This weekly chart looks promising as the 30 week average (red solid line) is about to curve up. This is a prime signal for me to begin tiptoeing into the market again. If SPY closes back below the 30 week average I will quickly exit.
Stock Market Technical Indicators & Analysis
It has been my impression that after a scary market decline, people are more risk adverse and first seek out the big name large cap stocks to invest in. Once they profit from these trades they feel more comfortable buying the more risky growth stocks. This may be why the DIA and SPY are looking much stronger than QQQ. See below the daily adapted GMMA charts for each. DIA and SPY have developed RWB up-trends.

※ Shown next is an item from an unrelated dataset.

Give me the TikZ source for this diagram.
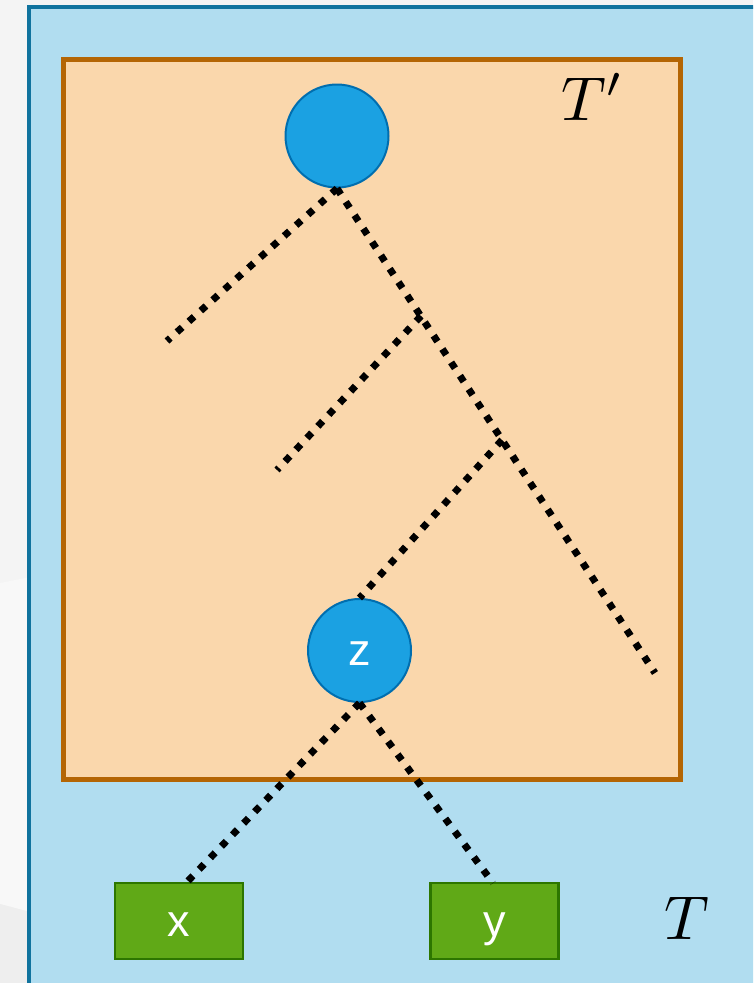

Today, I therefore started to slowly reinvest my university retirement funds in mutual funds that track the SPY. The troubling news about inflation and a possible future recession may already be baked into the market. It is very difficult to stay scared of the same issues for a long time. If I am proved wrong about the market’s trend I will simply exit again–I am a nimble chicken.
$STLD has been holding up well after its GLB (green line break-out) last week. Note how it is tracking its 8 exponential moving average (dotted line). Note the bounce up off of that average on Monday. If I bought it, I would place my stop below Monday’s low or sell if it closes below the green line. $STLD came up in my TC2000 scan of my IBD/MS watchlist for stocks that are near an ATH, have a rising 8 EMA above the 21 EMA for at least 7 consecutive days, and bounced up off of the 8 EMA. Another stock that came up was $TMDX. Others were: PSN, RJF, VMI, GPC, FICO and AIT. Check them out.